The promising mechanical performance of a baseline Hybrid Titanium Composite Laminate (HTCL) inspired an investigation into maximizing the strength and environmental performance of this new aerospace material. This research focused upon finding the strongest and most durably combination of three commercially-available titanium surface treatments (i.e., Pasa-Jell 107TM, Boeing's Sol-Gel, and Turco 5578R) and two polyimide adhesives (i.e., LaRCTM-IAX and FM5R) for use in HTCL. The tests employed the cracked-lap shear (CLS) specimen geometry for fatigue crack growth measurements and also for fracture toughness analyses of the bonded specimens.

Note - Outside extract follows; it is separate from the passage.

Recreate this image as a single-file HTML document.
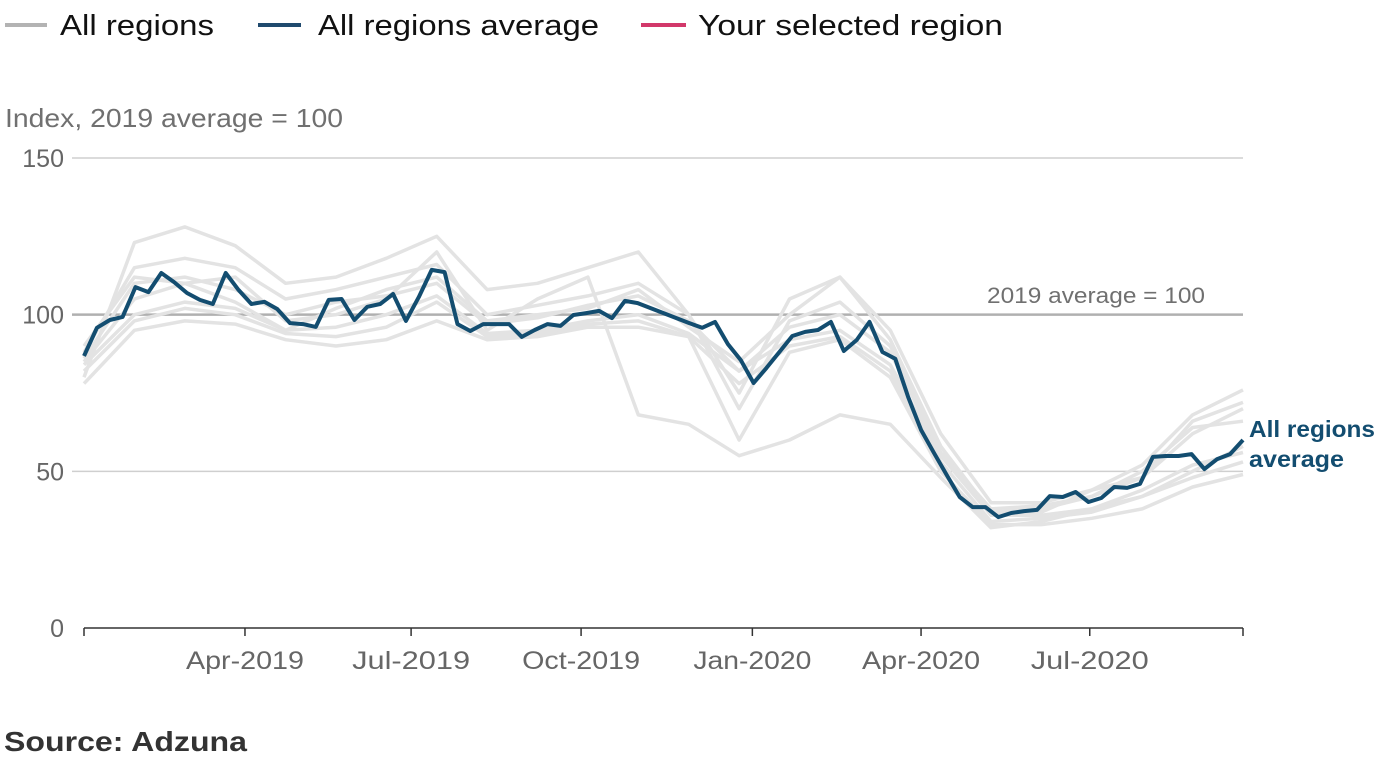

The CLS geometry models several bonded applications found in the aerospace industry, and it also represents the debonding characteristics of a cracked titanium foil in HTCL. The environmental performance of these six material combinations has been evaluated after 5,000 hours of continuous exposure to either a Hot/Wet environment that subjected the bonded specimens to 160°F (71°C) with relative humidity in excess of 95%, or to a Hot/Dry environment of 350°F (177°C) with a relative humidity of less than 5%. These two exposure environments utilized in this study are the most aggressive long-term environments that the HTCL is projected to experience while in service. Test results showed that the best combination of the titanium surface treatments and the polyimide adhesives in the FMR adhesive used in conjunction with Boeing's Sol-Gel titanium surface treatment. Though the FM5R/Sol-Gel system was the strongest of all combinations, its performance dropped to less than 50% of its original strength after exposure to the Hot/Dry environment. An important finding is that this bonded system did not significantly degrade after exposure to the Hot/Wet environment. The only other material combination that showed substantial bond strength was the FM5R/Pasa-Jell 107 system, though its strength also dropped to less than 50% of its original strength after exposure to the Hot/Dry environment.